:: EXERCISE PROMPT ::
Retype only what runs from the beginning of the data through the line with "0.75, 0.875, 1];"; please omit the pictures and keep every line exact.

----- PROVIDED DATA

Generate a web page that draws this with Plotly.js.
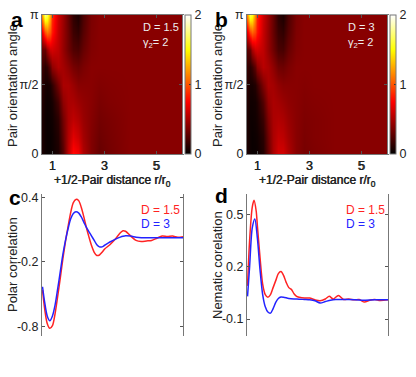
<!DOCTYPE html>
<html>
<head>
<meta charset="utf-8">
<script src="https://cdn.plot.ly/plotly-3.0.1.min.js"></script>
<style>
  html, body { margin: 0; padding: 0; background: #fff; }
  #fig { width: 416px; height: 377px; }
</style>
</head>
<body>
<div id="fig"></div>
<script>
// Grila pentru hartile a / b: distanta r/r0 pe coloane, unghiul (in unitati de pi) pe randuri
const rGrid = [0.6, 0.7, 0.8, 0.9, 1.0, 1.2, 1.4, 1.6, 1.8, 2.0, 2.2, 2.5, 2.8, 3.2, 4.0, 5.0, 6.0];
const angleGrid = [0, 0.125, 0.25, 0.375, 0.5, 0.625, 0.75, 0.875, 1];

// D = 1.5 (panel a), randuri de jos (0) in sus (pi)
const zA = [
  [0.08, 0.04, 0.03, 0.03, 0.04, 0.08, 0.25, 0.55, 0.78, 0.72, 0.52, 0.38, 0.30, 0.34, 0.40, 0.40, 0.40],
  [0.08, 0.04, 0.03, 0.03, 0.04, 0.10, 0.30, 0.52, 0.66, 0.60, 0.48, 0.38, 0.32, 0.35, 0.40, 0.40, 0.40],
  [0.08, 0.04, 0.03, 0.04, 0.05, 0.13, 0.34, 0.50, 0.56, 0.52, 0.45, 0.39, 0.34, 0.36, 0.40, 0.40, 0.40],
  [0.10, 0.05, 0.04, 0.05, 0.07, 0.20, 0.42, 0.50, 0.50, 0.46, 0.43, 0.40, 0.36, 0.38, 0.40, 0.40, 0.40],
  [0.12, 0.07, 0.06, 0.08, 0.14, 0.34, 0.50, 0.50, 0.45, 0.40, 0.40, 0.40, 0.38, 0.39, 0.40, 0.40, 0.40],
  [0.18, 0.12, 0.15, 0.28, 0.42, 0.52, 0.48, 0.42, 0.35, 0.32, 0.36, 0.40, 0.40, 0.40, 0.40, 0.40, 0.40],
  [0.30, 0.30, 0.45, 0.60, 0.62, 0.56, 0.44, 0.33, 0.24, 0.22, 0.30, 0.38, 0.40, 0.40, 0.40, 0.40, 0.40],
  [0.70, 1.00, 1.10, 1.00, 0.82, 0.58, 0.45, 0.32, 0.18, 0.14, 0.25, 0.37, 0.40, 0.40, 0.40, 0.40, 0.40],
  [1.20, 1.75, 1.65, 1.25, 0.88, 0.60, 0.46, 0.30, 0.14, 0.08, 0.22, 0.36, 0.40, 0.40, 0.40, 0.40, 0.40],
];

// D = 3 (panel b)
const zB = [
  [0.08, 0.04, 0.03, 0.03, 0.04, 0.10, 0.30, 0.50, 0.62, 0.62, 0.52, 0.40, 0.35, 0.37, 0.40, 0.40, 0.40],
  [0.08, 0.04, 0.03, 0.04, 0.05, 0.12, 0.33, 0.50, 0.57, 0.55, 0.48, 0.40, 0.36, 0.38, 0.40, 0.40, 0.40],
  [0.08, 0.04, 0.04, 0.05, 0.07, 0.17, 0.38, 0.50, 0.52, 0.50, 0.45, 0.40, 0.37, 0.38, 0.40, 0.40, 0.40],
  [0.10, 0.05, 0.05, 0.06, 0.09, 0.24, 0.44, 0.50, 0.48, 0.45, 0.42, 0.40, 0.38, 0.39, 0.40, 0.40, 0.40],
  [0.12, 0.07, 0.07, 0.10, 0.17, 0.37, 0.50, 0.48, 0.43, 0.40, 0.40, 0.40, 0.39, 0.40, 0.40, 0.40, 0.40],
  [0.16, 0.12, 0.17, 0.28, 0.42, 0.54, 0.50, 0.42, 0.33, 0.32, 0.36, 0.40, 0.40, 0.40, 0.40, 0.40, 0.40],
  [0.26, 0.30, 0.48, 0.60, 0.62, 0.56, 0.44, 0.33, 0.22, 0.21, 0.30, 0.38, 0.40, 0.40, 0.40, 0.40, 0.40],
  [0.65, 0.95, 1.05, 0.95, 0.80, 0.58, 0.44, 0.30, 0.17, 0.14, 0.25, 0.37, 0.40, 0.40, 0.40, 0.40, 0.40],
  [1.15, 1.65, 1.55, 1.15, 0.85, 0.60, 0.45, 0.30, 0.13, 0.08, 0.22, 0.36, 0.40, 0.40, 0.40, 0.40, 0.40],
];

// Polar correlation (panel c)
const rPolar = [0.62, 0.7, 0.8, 0.9, 1.0, 1.1, 1.2, 1.3, 1.4, 1.5, 1.6, 1.7, 1.8, 1.9, 2.0, 2.1, 2.2, 2.3, 2.4, 2.5,
  2.6, 2.7, 2.8, 2.9, 3.0, 3.2, 3.4, 3.6, 3.7, 3.8, 4.0, 4.2, 4.4, 4.6, 4.8, 5.0, 5.2, 5.4, 5.6, 5.8, 6.0];
const polarD15 = [-0.46, -0.63, -0.77, -0.815, -0.79, -0.68, -0.52, -0.35, -0.17, -0.01, 0.13, 0.26, 0.35, 0.38, 0.37,
  0.31, 0.22, 0.12, 0.03, -0.05, -0.11, -0.14, -0.135, -0.11, -0.08, -0.04, 0.01, 0.07, 0.09, 0.085, 0.04, 0.0,
  -0.01, -0.005, 0.0, 0.02, 0.04, 0.035, 0.04, 0.03, 0.035];
const polarD3 = [-0.43, -0.57, -0.70, -0.745, -0.70, -0.60, -0.45, -0.29, -0.13, 0.0, 0.11, 0.20, 0.25, 0.265, 0.255,
  0.22, 0.17, 0.12, 0.08, 0.04, 0.0, -0.04, -0.06, -0.06, -0.045, -0.015, 0.01, 0.03, 0.038, 0.043, 0.04, 0.03,
  0.025, 0.025, 0.025, 0.025, 0.025, 0.025, 0.025, 0.025, 0.025];

// Nematic corelation (panel d)
const rNemRed = [0.62, 0.7, 0.8, 0.87, 0.95, 1.0, 1.1, 1.2, 1.3, 1.4, 1.5, 1.6, 1.7, 1.8, 1.9, 2.0, 2.1, 2.2, 2.3, 2.4,
  2.5, 2.6, 2.8, 3.0, 3.2, 3.4, 3.6, 3.75, 3.9, 4.1, 4.3, 4.5, 4.7, 4.9, 5.1, 5.3, 5.5, 5.7, 6.0];
const nemD15 = [0.09, 0.35, 0.54, 0.58, 0.52, 0.43, 0.25, 0.10, 0.04, 0.025, 0.04, 0.08, 0.12, 0.16, 0.172, 0.15,
  0.11, 0.08, 0.07, 0.045, 0.03, 0.025, 0.02, 0.02, 0.01, 0.005, 0.015, 0.03, 0.015, 0.035, 0.012, 0.015, 0.01,
  0.012, -0.003, 0.008, 0.012, 0.006, 0.01];
const rNemBlue = [0.62, 0.7, 0.8, 0.9, 1.0, 1.1, 1.2, 1.3, 1.4, 1.5, 1.6, 1.7, 1.8, 1.9, 2.0, 2.2, 2.4, 2.6, 2.8, 3.0,
  3.2, 3.4, 3.6, 3.8, 4.0, 4.5, 5.0, 5.5, 6.0];
const nemD3 = [0.03, 0.20, 0.42, 0.473, 0.36, 0.18, 0.04, -0.03, -0.06, -0.066, -0.04, -0.005, 0.018, 0.026, 0.025,
  0.018, 0.015, 0.014, 0.012, 0.01, 0.005, -0.008, 0.0, 0.008, 0.012, 0.012, 0.008, 0.01, 0.01];

const RED = 'rgb(255,35,35)';
const BLUE = 'rgb(35,35,255)';
const FONT = 'Liberation Sans, Arial, sans-serif';
const HOT = [[0, 'rgb(0,0,0)'], [0.375, 'rgb(255,0,0)'], [0.75, 'rgb(255,255,0)'], [1, 'rgb(255,255,255)']];

const W = 416, H = 377;
const px = v => v / W;
const py = v => 1 - v / H;

function heat(z, xa, ya, cbX) {
  return {
    type: 'heatmap', x: rGrid, y: angleGrid, z: z, xaxis: xa, yaxis: ya,
    colorscale: HOT, zmin: 0, zmax: 2, zsmooth: 'best',
    colorbar: {
      x: px(cbX), xanchor: 'left', y: py(84.5), yanchor: 'middle',
      len: 139, lenmode: 'pixels', thickness: 6, thicknessmode: 'pixels',
      outlinecolor: '#777', outlinewidth: 1, xpad: 0, ypad: 0,
      tickvals: [0, 1, 2], ticks: 'inside', ticklen: 2, tickcolor: '#333',
      tickfont: { size: 12.5, family: FONT, color: '#222' },
    },
  };
}

function line(x, y, color, xa, ya) {
  return {
    type: 'scatter', mode: 'lines', x: x, y: y, xaxis: xa, yaxis: ya,
    line: { color: color, width: 1.5, shape: 'spline', smoothing: 0.8 },
    showlegend: false,
  };
}

const traces = [
  heat(zA, 'x', 'y', 185),
  heat(zB, 'x2', 'y2', 390),
  line(rPolar, polarD15, RED, 'x3', 'y3'),
  line(rPolar, polarD3, BLUE, 'x3', 'y3'),
  line(rNemRed, nemD15, RED, 'x4', 'y4'),
  line(rNemBlue, nemD3, BLUE, 'x4', 'y4'),
];

const axBase = {
  showline: true, mirror: 'ticks', linecolor: '#777', linewidth: 1,
  ticks: 'inside', ticklen: 3, tickcolor: '#555', showgrid: false, zeroline: false,
  tickfont: { size: 12.5, family: FONT, color: '#222' },
};
const xTitle = { text: '+1/2-Pair distance r/r<sub>0</sub>', font: { size: 12, family: FONT, color: '#222' }, standoff: 2 };

function xAxis(dom) {
  return Object.assign({}, axBase, {
    domain: dom, range: [0.6, 6], tickvals: [1, 3, 5], ticktext: ['1', '3', '5'], title: xTitle,
  });
}

const layout = {
  width: W, height: H,
  margin: { l: 0, r: 0, t: 0, b: 0 },
  paper_bgcolor: '#fff', plot_bgcolor: '#fff',
  font: { family: FONT, color: '#222' },
  showlegend: false,
  xaxis: xAxis([px(42), px(182)]),
  xaxis2: xAxis([px(247), px(387)]),
  xaxis3: xAxis([px(42), px(183)]),
  xaxis4: xAxis([px(247), px(388)]),
  yaxis: Object.assign({}, axBase, {
    domain: [py(154), py(15)], range: [0, 1], anchor: 'x',
    tickvals: [0, 0.5, 1], ticktext: ['0', 'π/2', 'π'],
  }),
  yaxis2: Object.assign({}, axBase, {
    domain: [py(154), py(15)], range: [0, 1], anchor: 'x2',
    tickvals: [0, 0.5, 1], ticktext: ['0', 'π/2', 'π'],
  }),
  yaxis3: Object.assign({}, axBase, {
    domain: [py(336), py(194)], range: [-0.886, 0.43], anchor: 'x3',
    tickvals: [-0.8, -0.2, 0.4], ticktext: ['-0.8', '-0.2', '0.4'],
  }),
  yaxis4: Object.assign({}, axBase, {
    domain: [py(336), py(194)], range: [-0.197, 0.616], anchor: 'x4',
    tickvals: [-0.1, 0.2, 0.5], ticktext: ['-0.1', '0.2', '0.5'],
  }),
  annotations: [],
};

// titluri axe y (ca adnotari, pozitie fixa)
const yTitles = [
  ['Pair orientation angle', 12, 86],
  ['Pair orientation angle', 217, 86],
  ['Polar correlation', 12, 265],
  ['Nematic corelation', 217, 265],
];
for (const [t, x, y] of yTitles) {
  layout.annotations.push({
    xref: 'paper', yref: 'paper', x: px(x), y: py(y), xanchor: 'center', yanchor: 'middle',
    text: t, textangle: -90, showarrow: false, font: { size: 13, family: FONT, color: '#222' },
  });
}

// etichete panouri
const letters = [['a', 9, 19], ['b', 213, 19], ['c', 7, 197], ['d', 213, 195]];
for (const [t, x, y] of letters) {
  layout.annotations.push({
    xref: 'paper', yref: 'paper', x: px(x), y: py(y), xanchor: 'left', yanchor: 'middle',
    text: '<b>' + t + '</b>', showarrow: false, font: { size: 21, family: FONT, color: '#000' },
  });
}

// texte in harti
const heatText = [['D = 1.5', 141], ['D = 3', 346]];
for (const [t, x] of heatText) {
  layout.annotations.push({
    xref: 'paper', yref: 'paper', x: px(x), y: py(27), xanchor: 'left', yanchor: 'middle',
    text: t, showarrow: false, font: { size: 11, family: FONT, color: '#eee' },
  });
  layout.annotations.push({
    xref: 'paper', yref: 'paper', x: px(x), y: py(43), xanchor: 'left', yanchor: 'middle',
    text: 'γ<sub>2</sub>= 2', showarrow: false, font: { size: 11, family: FONT, color: '#eee' },
  });
}

// legende panouri c / d
for (const x of [139, 344]) {
  layout.annotations.push({
    xref: 'paper', yref: 'paper', x: px(x), y: py(210), xanchor: 'left', yanchor: 'middle',
    text: 'D = 1.5', showarrow: false, font: { size: 12, family: FONT, color: RED },
  });
  layout.annotations.push({
    xref: 'paper', yref: 'paper', x: px(x), y: py(224), xanchor: 'left', yanchor: 'middle',
    text: 'D = 3', showarrow: false, font: { size: 12, family: FONT, color: BLUE },
  });
}

Plotly.newPlot('fig', traces, layout, { staticPlot: true, displayModeBar: false });
</script>
</body>
</html>
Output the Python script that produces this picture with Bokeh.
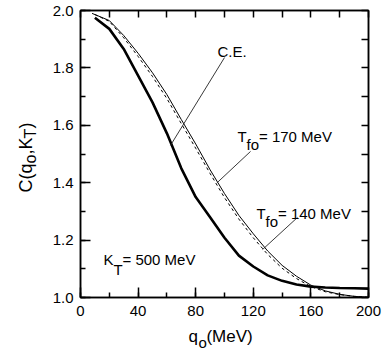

----------

:: FULL ANSWER ::
Generate a web page that draws this with Plotly.js.
<!DOCTYPE html>
<html>
<head>
<meta charset="utf-8">
<script src="https://cdn.plot.ly/plotly-3.0.1.min.js"></script>
<style>
  html, body { margin: 0; padding: 0; background: #fff; }
  #fig { width: 416px; height: 377px; }
</style>
</head>
<body>
<div id="fig"></div>
<script>
// Grila pentru hartile a / b: distanta r/r0 pe coloane, unghiul (in unitati de pi) pe randuri
const rGrid = [0.6, 0.7, 0.8, 0.9, 1.0, 1.2, 1.4, 1.6, 1.8, 2.0, 2.2, 2.5, 2.8, 3.2, 4.0, 5.0, 6.0];
const angleGrid = [0, 0.125, 0.25, 0.375, 0.5, 0.625, 0.75, 0.875, 1];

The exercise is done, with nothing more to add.